◆ **Set task**
Exactly retype the lines from the top of the data through the line containing "yticks = [0, 500, 1000, 1500, 2000, 2500, 3000, 3500, 4000]", leaving out every picture.

◆ **Input rows**
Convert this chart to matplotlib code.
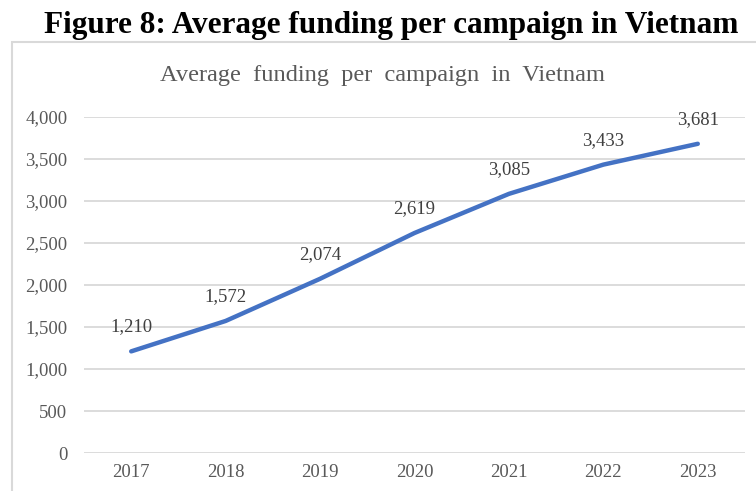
import matplotlib.pyplot as plt
from matplotlib.patches import Rectangle

# average funding per campaign, by year
years = ['2017', '2018', '2019', '2020', '2021', '2022', '2023']
funding = [1210, 1572, 2074, 2619, 3085, 3433, 3681]
yticks = [0, 500, 1000, 1500, 2000, 2500, 3000, 3500, 4000]

W, H = 756, 491
fig = plt.figure(figsize=(W / 100, H / 100), dpi=100)

# chart frame (right and bottom edges run off the page)
fig.patches.append(Rectangle((12 / W, -0.05), 1.0, (H - 42) / H + 0.05,
                             transform=fig.transFigure, fill=False,
                             edgecolor='#D9D9D9', linewidth=1.5))

fig.text(0.518, 1 - 25 / H, 'Figure 8: Average funding per campaign in Vietnam',
         ha='center', va='center', fontsize=22.5, fontweight='bold',
         family='Liberation Serif', color='black')
fig.text(0.506, 1 - 75 / H, 'Average  funding  per  campaign  in  Vietnam',
         ha='center', va='center', fontsize=17.6, family='Liberation Serif',
         color='#595959')

ax = fig.add_axes([84 / W, 38 / H, 661 / W, 336 / H])
x = list(range(len(years)))
ax.plot(x, funding, color='#4472C4', linewidth=3.2, solid_capstyle='round')

for xi, v in zip(x, funding):
    ax.annotate(f'{v:,}', (xi, v), xytext=(0, 17.5), textcoords='offset points',
                ha='center', va='center', fontsize=13.5, family='Liberation Serif',
                color='#404040')

ax.set_xlim(-0.5, len(years) - 0.5)
ax.set_ylim(0, 4000)
ax.set_xticks(x)
ax.set_xticklabels(years)
ax.set_yticks(yticks)
ax.set_yticklabels([f'{t:,}' for t in yticks])
ax.tick_params(length=0, labelsize=13.5, labelcolor='#595959')
for lab in ax.get_xticklabels() + ax.get_yticklabels():
    lab.set_family('Liberation Serif')
ax.yaxis.set_tick_params(pad=12)
ax.xaxis.set_tick_params(pad=8)

ax.grid(axis='y', color='#D9D9D9', linewidth=1.3)
ax.set_axisbelow(True)
for s in ax.spines.values():
    s.set_visible(False)

fig.savefig('out.png', dpi=100)
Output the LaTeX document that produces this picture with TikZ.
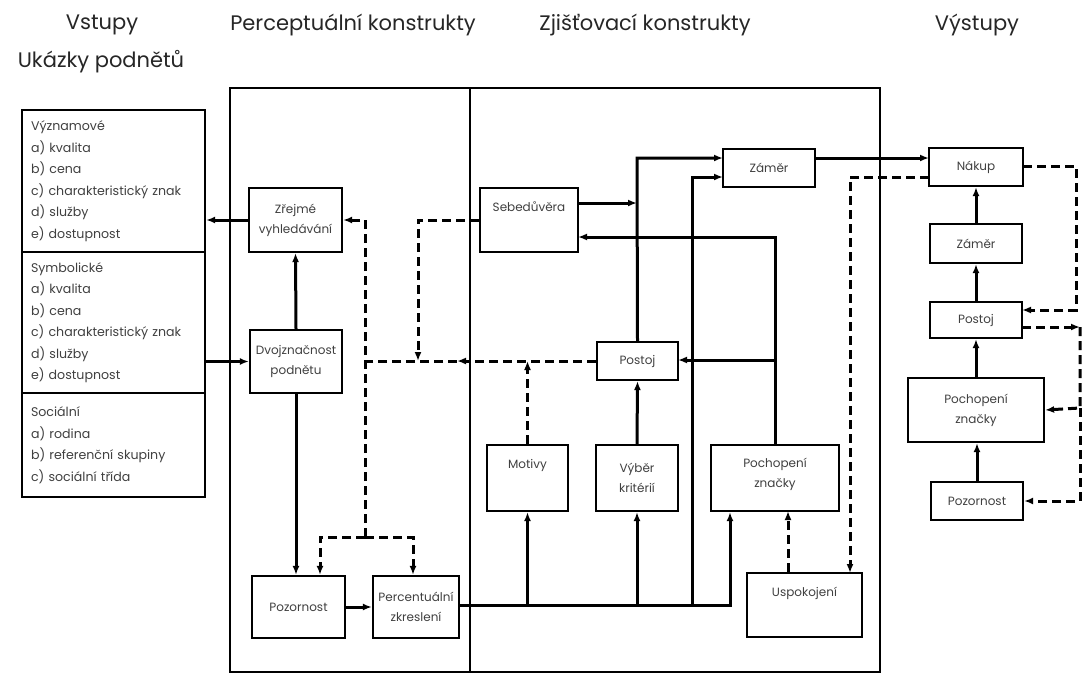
\documentclass[tikz,border=0pt]{standalone}
\usepackage{fontspec}
\setmainfont{Poppins}
\usetikzlibrary{arrows.meta}
\begin{document}
\begin{tikzpicture}[x=1pt,y=-1pt,
  box/.style={draw, line width=2.2pt, inner sep=1pt, align=center, text=black!75,
    font=\fontsize{12}{20}\selectfont},
  inbox/.style={draw, line width=2.2pt, inner xsep=9pt, inner ysep=2pt, align=left, text=black!75,
    font=\fontsize{12.6}{21.5}\selectfont, text width=165pt},
  hdr/.style={text=black!85, font=\fontsize{21}{24}\selectfont, inner sep=0pt},
  conn/.style={line width=3pt, -{Latex[length=9pt,width=7pt]}},
  dsh/.style={line width=3pt, dash pattern=on 9pt off 5pt},
  darr/.style={dsh, -{Latex[length=9pt,width=7pt]}},
  frame/.style={line width=1.3pt}]
\useasboundingbox (0,0) rectangle (1082,675);
\fill[white] (0,0) rectangle (1082,675);

% headers
\node[hdr] (h1) at (102,25) {Vstupy};
\node[hdr] (h2) at (101,62) {Ukázky podnětů};
\node[hdr] (h3) at (353,25) {Perceptuální konstrukty};
\node[hdr] (h4) at (645,25) {Zjišťovací konstrukty};
\node[hdr] (h5) at (977,25) {Výstupy};

% frame
\draw[frame] (230,88) rectangle (880,672);
\draw[frame] (470,88) -- (470,672);

% input boxes
\node[inbox, minimum height=142pt] (vyz) at (113.5,181) {Významové\\a) kvalita\\b) cena\\c) charakteristický znak\\d) služby\\e) dostupnost};
\node[inbox, minimum height=141pt] (sym) at (113.5,322.5) {Symbolické\\a) kvalita\\b) cena\\c) charakteristický znak\\d) služby\\e) dostupnost};
\node[inbox, minimum height=104pt] (soc) at (113.5,445) {Sociální\\a) rodina\\b) referenční skupiny\\c) sociální třída};

% perceptual
\node[box, minimum width=93pt, minimum height=64pt] (zv) at (295.5,220) {Zřejmé\\vyhledávání};
\node[box, minimum width=92pt, minimum height=63pt] (dp) at (296,361.5) {Dvojznačnost\\podnětu};
\node[box, minimum width=93pt, minimum height=62pt] (poz) at (298.5,607) {Pozornost};
\node[box, minimum width=86pt, minimum height=62pt] (pz) at (416,607) {Percentuální\\zkreslení};

% learning
\node[box, minimum width=98pt, minimum height=64pt, text depth=26pt] (seb) at (529,220) {Sebedůvěra};
\node[box, minimum width=92pt, minimum height=38pt] (zam) at (769,168) {Záměr};
\node[box, minimum width=81pt, minimum height=38pt] (pos) at (637.5,361) {Postoj};
\node[box, minimum width=81pt, minimum height=66pt, text depth=28pt] (mot) at (527.5,478) {Motivy};
\node[box, minimum width=82pt, minimum height=66pt] (vk) at (637,478) {Výběr\\kritérií};
\node[box, minimum width=128pt, minimum height=66pt, text depth=10pt] (pzn) at (775,478) {Pochopení\\značky};
\node[box, minimum width=115pt, minimum height=64pt, text depth=26pt] (usp) at (804.5,605) {Uspokojení};

% outputs
\node[box, minimum width=94pt, minimum height=38pt] (nak) at (976,167) {Nákup};
\node[box, minimum width=92pt, minimum height=39pt] (zam2) at (976,243.5) {Záměr};
\node[box, minimum width=92pt, minimum height=36pt] (pos2) at (976,320) {Postoj};
\node[box, minimum width=136pt, minimum height=64pt] (pzn2) at (976,410) {Pochopení\\značky};
\node[box, minimum width=92pt, minimum height=38pt] (poz2) at (977,501) {Pozornost};

% coordinates
\coordinate (bus) at (730,605);
\coordinate (sebA) at (637,203);
\coordinate (sebB) at (578,237);
\coordinate (zamA) at (723,158);
\coordinate (zamB) at (723,177);
\coordinate (posE) at (678,360);
\coordinate (nakW) at (929,158);
\coordinate (dm) at (457,361);
\coordinate (dl) at (365,361);
\coordinate (dv) at (365,537);
\coordinate (dr) at (413,537);
\coordinate (dll) at (320,537);
\coordinate (sebJ) at (418,361);
\coordinate (motJ) at (527.5,361);
\coordinate (uspN) at (850,573);
\coordinate (nakW2) at (929,177);
\coordinate (nakE) at (1023,166);
\coordinate (pos2in) at (1022,310);
\coordinate (pos2out) at (1022,327);
\coordinate (rt) at (1080,327);

% solid connectors
\draw[conn] (zv.west) -- (zv.west -| vyz.east);
\draw[conn] (sym.east |- dp.west) -- (dp.west);
\draw[conn] (dp.north) -- (zv.south);
\draw[conn] (dp.south) -- (dp.south |- poz.north);
\draw[conn] (poz.east) -- (pz.west);
\draw[conn] (pz.east |- bus) -- (bus) -- (bus |- pzn.south);
\draw[conn] (mot.south |- bus) -- (mot.south);
\draw[conn] (vk.south |- bus) -- (vk.south);
\draw[conn] (692,605) -- (692,177) -- (zamB);
\draw[conn] (vk.north) -- (pos.south);
\draw[conn] (pos.north) -- (637,158) -- (zamA);
\draw[conn] (seb.east |- sebA) -- (sebA);
\draw[conn] (pzn.north) -- (775,237) -- (sebB);
\draw[conn] (775,360) -- (posE);
\draw[conn] (zam.east |- nakW) -- (nakW);
\draw[conn] (poz2.north) -- (poz2.north |- pzn2.south);
\draw[conn] (pzn2.north) -- (pzn2.north |- pos2.south);
\draw[conn] (pos2.north) -- (zam2.south);
\draw[conn] (zam2.north) -- (nak.south);

% dashed connectors
\draw[darr] (pos.west) -- (dm);
\draw[dsh] (dm) -- (dl);
\draw[darr] (dv) |- (zv.east);
\draw[darr] (dv) -| (dll) -- (dll |- poz.north);
\draw[darr] (dv) -| (dr) -- (dr |- pz.north);
\draw[darr] (seb.west) -| (sebJ);
\draw[darr] (mot.north) -- (motJ);
\draw[darr] (usp.north -| 788,0) -- (788,511);
\draw[darr] (nakW2) -| (uspN);
\draw[darr] (nakE) -- (1076,166) -- (1076,310) -- (pos2in);
\draw[darr] (pos2out) -- (rt);
\draw[darr] (rt) -- (1080,408) -- (pzn2.east);
\draw[darr] (1080,408) -- (1080,501) -- (poz2.east);
\end{tikzpicture}
\end{document}
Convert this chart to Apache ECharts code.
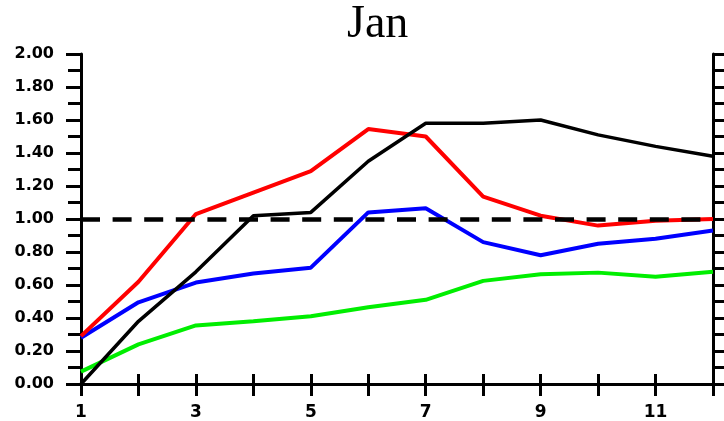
<!DOCTYPE html>
<html>
<head>
<meta charset="utf-8">
<script src="https://cdn.jsdelivr.net/npm/echarts@6/dist/echarts.min.js"></script>
<style>
html,body{margin:0;padding:0;background:#fff;}
#chart{width:724px;height:421px;}
</style>
</head>
<body>
<div id="chart"></div>
<script>
const titleText = 'Jan';
const months = [1, 2, 3, 4, 5, 6, 7, 8, 9, 10, 11, 12];
const blackValues = [0.00, 0.38, 0.68, 1.02, 1.04, 1.35, 1.58, 1.58, 1.60, 1.51, 1.44, 1.38];
const redValues   = [0.29, 0.62, 1.03, 1.16, 1.29, 1.545, 1.50, 1.135, 1.02, 0.96, 0.99, 1.00];
const blueValues  = [0.28, 0.495, 0.615, 0.67, 0.705, 1.04, 1.065, 0.86, 0.78, 0.85, 0.88, 0.93];
const greenValues = [0.075, 0.24, 0.355, 0.38, 0.41, 0.465, 0.51, 0.625, 0.665, 0.675, 0.65, 0.68];
const referenceValue = 1.0;
const yTickLabels = ['0.00','0.20','0.40','0.60','0.80','1.00','1.20','1.40','1.60','1.80','2.00'];

const pairs = vals => months.map((m, i) => [m, vals[i]]);

const chart = echarts.init(document.getElementById('chart'), null, {renderer: 'canvas'});

const axisLineStyle = {color: '#000', width: 3};
const xBase = {
  type: 'value', min: 1, max: 12, interval: 1,
  splitLine: {show: false},
  axisLine: {show: true, lineStyle: axisLineStyle},
};
const yBase = {
  type: 'value', min: 0, max: 2, interval: 0.2,
  splitLine: {show: false},
  axisLine: {show: true, lineStyle: axisLineStyle},
  minorTick: {show: true, splitNumber: 2, length: 13, lineStyle: {color: '#000', width: 3}},
  minorSplitLine: {show: false}
};

const lineSeries = (name, vals, color, width, z) => ({
  name, type: 'line', data: pairs(vals), symbol: 'none', xAxisIndex: 0, yAxisIndex: 0,
  lineStyle: {color, width}, z, animation: false
});

chart.setOption({
  animation: false,
  backgroundColor: '#fff',
  title: {
    text: titleText, left: 342, top: -3,
    textStyle: {fontFamily: 'Liberation Serif', fontSize: 46, fontWeight: 'normal', color: '#000'}
  },
  grid: {left: 81, right: 11, top: 54, bottom: 37},
  xAxis: [
    Object.assign({}, xBase, {
      position: 'bottom',
      axisTick: {show: true, length: 12, lineStyle: {color: '#000', width: 3}},
      axisLabel: {
        show: true, margin: 20, color: '#000', fontFamily: 'DejaVu Sans', fontWeight: 'bold', fontSize: 17,
        formatter: v => (months.indexOf(v) % 2 === 0 ? String(v) : '')
      }
    }),
    Object.assign({}, xBase, {
      position: 'top',
      axisTick: {show: true, length: 10, lineStyle: {color: '#000', width: 3}},
      axisLabel: {show: false}
    })
  ],
  yAxis: [
    Object.assign({}, yBase, {
      position: 'left',
      axisTick: {show: true, length: 15, lineStyle: {color: '#000', width: 3}},
      axisLabel: {
        show: true, margin: 27, color: '#000', fontFamily: 'DejaVu Sans', fontWeight: 'bold', fontSize: 16,
        formatter: v => yTickLabels[Math.round(v / 0.2)]
      }
    }),
    Object.assign({}, yBase, {
      position: 'right',
      axisTick: {show: true, length: 11, lineStyle: {color: '#000', width: 3}},
      minorTick: {show: true, splitNumber: 2, length: 11, lineStyle: {color: '#000', width: 3}},
      axisLabel: {show: false}
    })
  ],
  series: [
    lineSeries('green', greenValues, '#00ee00', 4, 2),
    lineSeries('blue', blueValues, '#0000ff', 4, 3),
    lineSeries('red', redValues, '#ff0000', 4, 4),
    lineSeries('black', blackValues, '#000000', 3.5, 5),
    {
      name: 'ref', type: 'line', data: [], symbol: 'none', z: 6, silent: true,
      markLine: {
        silent: true, symbol: ['none', 'none'], label: {show: false},
        lineStyle: {color: '#000', width: 4.5, type: [19, 12.6]},
        data: [{yAxis: referenceValue}]
      }
    }
  ]
});
</script>
</body>
</html>
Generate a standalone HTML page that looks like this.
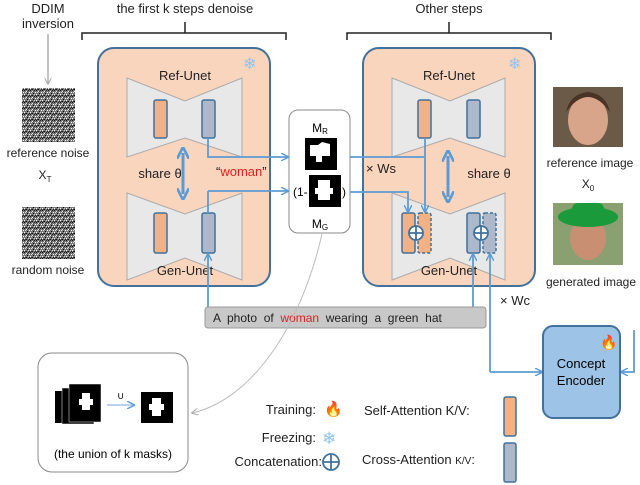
<!DOCTYPE html>
<html><head><meta charset="utf-8"><style>
body{margin:0;background:#fff}
svg{display:block;font-family:"Liberation Sans",sans-serif}
</style></head><body>
<svg width="640" height="485" viewBox="0 0 640 485">
<defs>
<marker id="ab" viewBox="0 0 10 10" refX="9" refY="5" markerUnits="userSpaceOnUse" markerWidth="8" markerHeight="8" orient="auto-start-reverse"><path d="M0,0 L10,5 L0,10" fill="none" stroke="#5b9bd5" stroke-width="1.8"/></marker>
<marker id="ag" viewBox="0 0 10 10" refX="9" refY="5" markerUnits="userSpaceOnUse" markerWidth="7" markerHeight="7" orient="auto"><path d="M0,0 L10,5 L0,10" fill="none" stroke="#aaa" stroke-width="1.5"/></marker>
<marker id="bb" viewBox="0 0 10 10" refX="5" refY="5" markerUnits="userSpaceOnUse" markerWidth="12" markerHeight="12" orient="auto-start-reverse"><path d="M0,0 L10,5 L0,10" fill="none" stroke="#5b9bd5" stroke-width="2.2"/></marker>
<pattern id="nz" width="6" height="6" patternUnits="userSpaceOnUse">
<rect width="6" height="6" fill="#777"/>
<rect x="0" y="0" width="1" height="1" fill="#111"/><rect x="2" y="1" width="1" height="1" fill="#eee"/><rect x="4" y="0" width="1" height="1" fill="#222"/>
<rect x="1" y="2" width="1" height="1" fill="#ddd"/><rect x="3" y="3" width="1" height="1" fill="#000"/><rect x="5" y="2" width="1" height="1" fill="#fff"/>
<rect x="0" y="4" width="1" height="1" fill="#fff"/><rect x="2" y="5" width="1" height="1" fill="#111"/><rect x="4" y="4" width="1" height="1" fill="#ccc"/>
<rect x="1" y="5" width="1" height="1" fill="#333"/><rect x="5" y="5" width="1" height="1" fill="#222"/><rect x="3" y="1" width="1" height="1" fill="#444"/>
</pattern>
</defs>

<g font-size="13" fill="#222" text-anchor="middle">
<text x="48" y="13">DDIM</text><text x="48" y="28">inversion</text>
<text x="185" y="13">the first k steps denoise</text>
<text x="449" y="13">Other steps</text>
</g>
<path d="M82,40 V33 H286 V40 M185,33 V22" fill="none" stroke="#222" stroke-width="1.5"/>
<path d="M347,40 V33 H551 V40 M449,33 V22" fill="none" stroke="#222" stroke-width="1.5"/>
<line x1="48" y1="34" x2="48" y2="84" stroke="#999" stroke-width="1.2" marker-end="url(#ag)"/>

<rect x="22" y="88" width="53" height="54" fill="url(#nz)"/>
<rect x="22" y="207" width="53" height="52" fill="url(#nz)"/>
<g font-size="12" fill="#222" text-anchor="middle">
<text x="48" y="157">reference noise</text>
<text x="45" y="179">X<tspan font-size="8" dy="3">T</tspan></text>
<text x="48" y="274">random noise</text>
</g>

<rect x="98" y="48" width="172" height="238" rx="16" fill="#f9d5bd" stroke="#41719c" stroke-width="2"/>
<rect x="363" y="48" width="172" height="238" rx="16" fill="#f9d5bd" stroke="#41719c" stroke-width="2"/>
<text x="243" y="69" font-size="16" fill="#8fc4f0">❄</text>
<text x="508" y="69" font-size="16" fill="#8fc4f0">❄</text>

<g fill="#e8e8e8" stroke="#aaa" stroke-width="1">
<polygon points="127,78 185,101 242,78 242,157 185,138 127,157"/>
<polygon points="127,193 185,214 242,193 242,280 185,258 127,280"/>
<polygon points="392,78 450,101 505,78 505,157 450,138 392,157"/>
<polygon points="392,193 450,214 505,193 505,280 450,258 392,280"/>
</g>
<g font-size="13" fill="#222" text-anchor="middle">
<text x="185" y="80">Ref-Unet</text><text x="185" y="275">Gen-Unet</text>
<text x="449" y="80">Ref-Unet</text><text x="449" y="275">Gen-Unet</text>
<text x="160" y="178">share θ</text><text x="489" y="178">share θ</text>
</g>
<g stroke-width="1.5" stroke="#41719c">
<rect x="154" y="100" width="13" height="38" rx="2" fill="#f4b183"/>
<rect x="202" y="100" width="13" height="38" rx="2" fill="#adb9ca"/>
<rect x="154" y="213" width="13" height="40" rx="2" fill="#f4b183"/>
<rect x="202" y="213" width="13" height="40" rx="2" fill="#adb9ca"/>
<rect x="418" y="100" width="13" height="38" rx="2" fill="#f4b183"/>
<rect x="467" y="100" width="13" height="38" rx="2" fill="#adb9ca"/>
<rect x="402" y="213" width="13" height="40" rx="2" fill="#f4b183"/>
<rect x="418" y="213" width="13" height="40" rx="2" fill="#f4b183" stroke-dasharray="3,2"/>
<rect x="467" y="213" width="13" height="40" rx="2" fill="#adb9ca"/>
<rect x="483" y="213" width="13" height="40" rx="2" fill="#adb9ca" stroke-dasharray="3,2"/>
</g>
<g fill="#fff" stroke="#41719c" stroke-width="1.8">
<circle cx="416" cy="233" r="7"/><path d="M409,233 H423 M416,226 V240"/>
<circle cx="481" cy="233" r="7"/><path d="M474,233 H488 M481,226 V240"/>
</g>
<line x1="183" y1="153" x2="183" y2="194" stroke="#5b9bd5" stroke-width="3" marker-start="url(#bb)" marker-end="url(#bb)"/>
<line x1="448" y1="156" x2="448" y2="197" stroke="#5b9bd5" stroke-width="3" marker-start="url(#bb)" marker-end="url(#bb)"/>

<rect x="289" y="110" width="61" height="123" rx="9" fill="#fff" stroke="#888" stroke-width="1"/>
<text x="320" y="132" font-size="12" text-anchor="middle">M<tspan font-size="8" dy="2">R</tspan></text>
<rect x="305" y="138" width="32" height="32" fill="#000"/>
<path d="M310,145 h8 l4,-3 l8,2 v12 h-8 v6 h-6 v-6 h-6z" fill="#fff"/>
<rect x="309" y="175" width="32" height="32" fill="#000"/>
<path d="M318,180 h12 v8 h3 v6 h-3 v6 h-12 v-6 h-3 v-6 h3z" fill="#fff"/>
<text x="293" y="196" font-size="12">(1-</text><text x="342" y="196" font-size="12">)</text>
<text x="320" y="228" font-size="12" text-anchor="middle">M<tspan font-size="8" dy="2">G</tspan></text>
<text x="216" y="176" font-size="13" fill="#222">“<tspan fill="#e02020">woman</tspan>”</text>

<g fill="none" stroke="#5b9bd5" stroke-width="1.8">
<path d="M208,138 V157 H288" marker-end="url(#ab)"/>
<path d="M208,191 H288" marker-end="url(#ab)"/>
<path d="M208,191 V213"/>
<path d="M350,157 H425"/>
<path d="M425,138 V212" marker-end="url(#ab)"/>
<path d="M350,192 H408 V212" marker-end="url(#ab)"/>
<path d="M473,309 V254" marker-end="url(#ab)"/>
<path d="M490,372 V254" marker-end="url(#ab)"/>
<path d="M490,372 H542" marker-end="url(#ab)"/>
<path d="M634,330 V372 H621" marker-end="url(#ab)"/>
<path d="M208,310 V254" marker-end="url(#ab)"/>
</g>
<text x="366" y="173" font-size="13" fill="#222">× Ws</text>
<text x="500" y="305" font-size="13" fill="#222">× Wc</text>

<rect x="205" y="307" width="281" height="21" rx="3" fill="#c8c8c8" stroke="#999"/>
<text x="213" y="322" font-size="12" fill="#222" xml:space="preserve">A  photo  of  <tspan fill="#e02020">woman</tspan>  wearing  a  green  hat</text>

<path d="M322,234 C300,330 250,400 192,413" fill="none" stroke="#bbb" stroke-width="1" marker-end="url(#ag)"/>

<rect x="543" y="326" width="77" height="92" rx="10" fill="#9dc3e6" stroke="#41719c" stroke-width="2"/>
<text x="600" y="347" font-size="14">🔥</text>
<text x="581" y="368" font-size="13" text-anchor="middle">Concept</text>
<text x="581" y="385" font-size="13" text-anchor="middle">Encoder</text>

<rect x="553" y="87" width="70" height="60" fill="#6b5a48"/>
<ellipse cx="588" cy="120" rx="20" ry="25" fill="#d9a58a"/>
<path d="M566,112 q22,-30 44,0 q-4,-18 -22,-20 q-18,2 -22,20z" fill="#4a3324"/>
<rect x="553" y="203" width="70" height="62" fill="#8aa070"/>
<ellipse cx="588" cy="238" rx="18" ry="22" fill="#c98f73"/>
<ellipse cx="588" cy="217" rx="30" ry="10" fill="#1a9a3a"/>
<rect x="572" y="203" width="32" height="14" rx="6" fill="#1a9a3a"/>
<g font-size="12" fill="#222" text-anchor="middle">
<text x="590" y="167">reference image</text>
<text x="588" y="188">X<tspan font-size="8" dy="3">0</tspan></text>
<text x="591" y="286">generated image</text>
</g>

<rect x="38" y="353" width="150" height="119" rx="14" fill="#fff" stroke="#888" stroke-width="1"/>
<rect x="55" y="391" width="32" height="32" fill="#000"/>
<rect x="62" y="388" width="32" height="36" fill="#000" stroke="#fff" stroke-width="0.5"/>
<rect x="69" y="384" width="32" height="38" fill="#000" stroke="#fff" stroke-width="0.5"/>
<path d="M82,393 h8 v6 h3 v6 h-3 v5 h-8 v-5 h-3 v-6 h3z" fill="#fff"/>
<text x="117" y="399" font-size="10">∪</text>
<line x1="107" y1="405" x2="134" y2="405" stroke="#9dc3e6" stroke-width="1.5" marker-end="url(#ab)"/>
<rect x="141" y="392" width="32" height="31" fill="#000"/>
<path d="M152,398 h9 v6 h3 v6 h-3 v6 h-9 v-6 h-3 v-6 h3z" fill="#fff"/>
<text x="113" y="458" font-size="12" text-anchor="middle">(the union of k masks)</text>

<g font-size="13" fill="#222">
<text x="316" y="414" text-anchor="end">Training:</text>
<text x="324" y="414" font-size="15">🔥</text>
<text x="316" y="442" text-anchor="end">Freezing:</text>
<text x="322" y="444" font-size="17" fill="#8fc4f0">❄</text>
<text x="322" y="466" text-anchor="end">Concatenation:</text>
<text x="364" y="415">Self-Attention K/V:</text>
<text x="362" y="464">Cross-Attention <tspan font-size="10">K/V</tspan>:</text>
</g>
<g fill="#fff" stroke="#41719c" stroke-width="1.8">
<circle cx="331" cy="462" r="8"/><path d="M323,462 H339 M331,454 V470"/>
</g>
<rect x="504" y="397" width="12" height="39" rx="2" fill="#f4b183" stroke="#41719c" stroke-width="1.5"/>
<rect x="504" y="443" width="12" height="39" rx="2" fill="#adb9ca" stroke="#41719c" stroke-width="1.5"/>
</svg>
</body></html>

◆ **Finished answer**
Convert this chart to matplotlib code.
import matplotlib.pyplot as plt
from matplotlib.patches import Rectangle

# average funding per campaign, by year
years = ['2017', '2018', '2019', '2020', '2021', '2022', '2023']
funding = [1210, 1572, 2074, 2619, 3085, 3433, 3681]
yticks = [0, 500, 1000, 1500, 2000, 2500, 3000, 3500, 4000]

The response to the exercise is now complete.